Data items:
# # #

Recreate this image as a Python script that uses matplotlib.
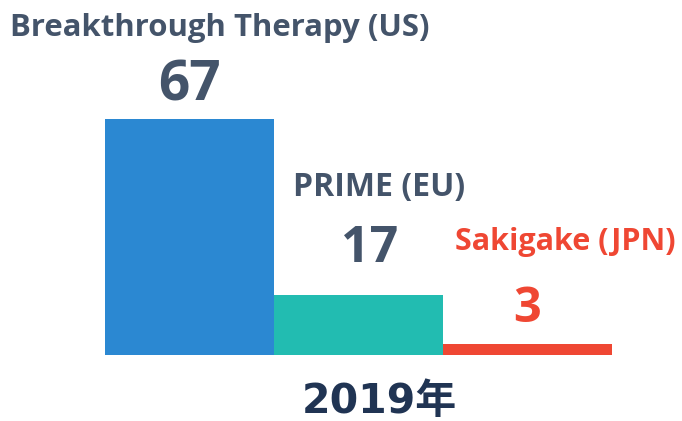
import matplotlib
matplotlib.use("Agg")
import matplotlib.pyplot as plt

categories = ["Breakthrough Therapy (US)", "PRIME (EU)", "Sakigake (JPN)"]
values = [67, 17, 3]
year_label = "2019年"

bar_colors = ["#2b88d2", "#22bcb1", "#ef4733"]
text_colors = ["#44546a", "#44546a", "#ef4733"]

W, H, DPI = 682, 421, 100
fig = plt.figure(figsize=(W / DPI, H / DPI), dpi=DPI)
# axes in pixel space: x 105..612, bottom at y=355 from top
ax = fig.add_axes([105 / W, (H - 355) / H, (612 - 105) / W, 355 / H])
ax.set_xlim(-0.5, len(values) - 0.5)
ax.set_ylim(0, 355 / 3.515)
ax.axis("off")

x = list(range(len(values)))
ax.bar(x, values, width=1.0, color=bar_colors, linewidth=0)

# offsets (points) for labels relative to bar top-center
val_off = [(0, 14), (8.3, 24), (0, 16)]
cat_off = [(22, 60), (14.8, 71.4), (27, 68)]
val_sizes = [39.5, 36, 35]
cat_sizes = [22.4, 23, 22]

font = "Open Sans"
for i, v in enumerate(values):
    ax.annotate(str(v), xy=(i, v), xytext=val_off[i], textcoords="offset points",
                ha="center", va="baseline", fontsize=val_sizes[i], fontweight="bold",
                color=text_colors[i], family=font)
    ax.annotate(categories[i], xy=(i, v), xytext=cat_off[i], textcoords="offset points",
                ha="center", va="baseline", fontsize=cat_sizes[i], fontweight="bold",
                color=text_colors[i], family=font)

fig.text(379 / W, 1 - 413 / H, year_label, ha="center", va="baseline",
         fontsize=29.5, fontweight="bold", color="#203453",
         family=["DejaVu Sans", "Noto Sans CJK JP"])

fig.savefig("out.png", dpi=DPI)
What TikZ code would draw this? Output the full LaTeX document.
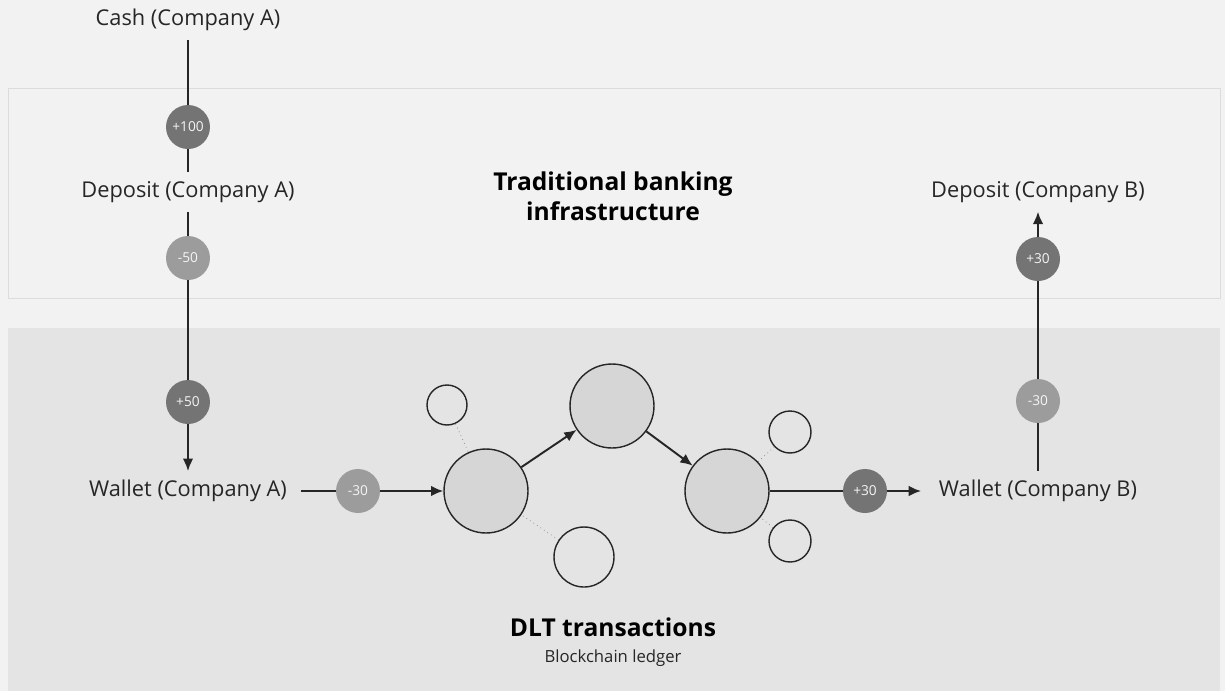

# # #

:: WRITTEN TASK ::
Starting at the first line of the material, output exactly the lines up to and including the one with "ax.bar(x, values, width=1.0, color=bar_colors, linewidth=0)". Do not include the pictures.

:: COMPLETED TASK ::
Recreate this image as a Python script that uses matplotlib.
import matplotlib
matplotlib.use("Agg")
import matplotlib.pyplot as plt

categories = ["Breakthrough Therapy (US)", "PRIME (EU)", "Sakigake (JPN)"]
values = [67, 17, 3]
year_label = "2019年"

bar_colors = ["#2b88d2", "#22bcb1", "#ef4733"]
text_colors = ["#44546a", "#44546a", "#ef4733"]

W, H, DPI = 682, 421, 100
fig = plt.figure(figsize=(W / DPI, H / DPI), dpi=DPI)
# axes in pixel space: x 105..612, bottom at y=355 from top
ax = fig.add_axes([105 / W, (H - 355) / H, (612 - 105) / W, 355 / H])
ax.set_xlim(-0.5, len(values) - 0.5)
ax.set_ylim(0, 355 / 3.515)
ax.axis("off")

x = list(range(len(values)))
ax.bar(x, values, width=1.0, color=bar_colors, linewidth=0)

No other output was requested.